No, we didn't celebrate Halloween in November. We did, in fact, carve pumpkins before Halloween, 2 weeks before to be exact, which that in itself is quite an accomplishment for me. Let me just set the record straight, I'm not one of those "IT" bloggers that have it all together. I quite possibly will always be behind in blogging, I'll probably blog about Christmas in February, and still have my tree up when I do it. It's a fact that I've come to live with and am okay with at this point in my life. So, alas. If you thought all the Halloween posts were over in the blog world, ring a ding ding ding (The Office, anyone?), here's another one!!
So, you wanna know the deets to caving pumpkins in China? Well, I'm your girl.
Now, you're gonna need the tools. Now, it should be noted that living in China forces you to be creative around the holidays. There aren't bins of pumpkin carving patterns & tools, aisles of cake mix boxes, baskets of wrapping paper or any of that awesome holiday-sort. You have to go back to the bare necessities. Thankfully, the tools needed for Jack O Lanterns are all tools you can easily find in your Chinese home.

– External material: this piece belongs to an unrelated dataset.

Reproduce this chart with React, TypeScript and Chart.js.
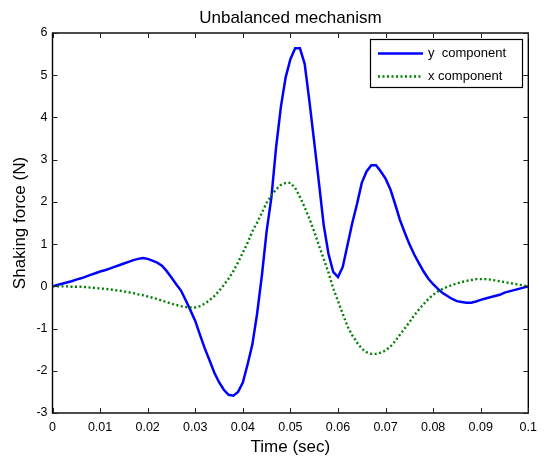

*I know I've said it before but I'll say it again, if you need a Pinterest designer, I'm your girl. I mean, check out that awesome cut & paste job/non matching background. It's pro fesh.
1. A rice spoon. This is FANTASTIC for carving pumpkins. The edges of the spoon are thin enough and sharp enough to scoop out your pumpkin guts beautifully and the handle end works great for carving the face. If you don't have one of these spoons, they can be bought for a mere dollar at your local China town store. Also, they make great cereal spoons!
2. A permanent marker. In your Chinese home it probably won't be Sharpie, because those are like gold here, but any permanent marker will do. This is for drawing your pumpkin face of choice.
3. A screwdriver set. For the rest of our Jack-o-lantern carving lives I am using a screwdriver set. These worked perfectly for carving the face! We drew on their faces, gave each child a mini screwdriver and let them poke holes all along the lines. Perfect!
4. Last but not least, a knife. No explanation needed. Except, maybe, don't let the kiddos use the big guns. **Also needed: Pumpkins & tea lights
Let's not forget the most important part, the pumpkin!! As you can see, at local markets and grocery stores they only sell the small, baking pumpkins. Though they were small, they worked great for the kids! **Qingdao tip: If you want bigger pumpkins in Qingdao, you can get them, but you'll need to take a trip to Lao Shan and buy them from local farmers.
We started out pumpkin carving adventure with our students by letting them choose stencils from online. We printed them out, without thinking through the obvious, big stencils, small pumpkins. Instead of using the stencils on the pumpkins, we ended up using them as guidelines for drawing. **Obvious tip: Scale your stencils print outs to the size of your pumpkin, before printing.
Their pumpkins turned out awesome! They had so much fun doing something that have never done before! It's such a joy to introduce kids to new things. They get so excited and it makes us feel like we're kids again, carving pumpkins for the first time ourselves.
Jake all night kept asking me if he could eat his pumpkin. Ha. I don't know why but he was pretty curious and set on eating it. I guess it wasn't has good as he expected.
They were hams taking photos with their pumpkins.
Jake's ghost Jack-o-lantern
Ivy's reversible Jack-o-lantern. A face and a ghost.
Gary's angry bird pumpkin.
Justin's skull pumpkin.
Next step, light those pumpkins up! :) The best part!
We were so proud of them on how they all turned out! And had so much fun carving pumpkins in China. It's those little things that really make the holidays feel more like home and help us appreciate those fun traditions we grew up with.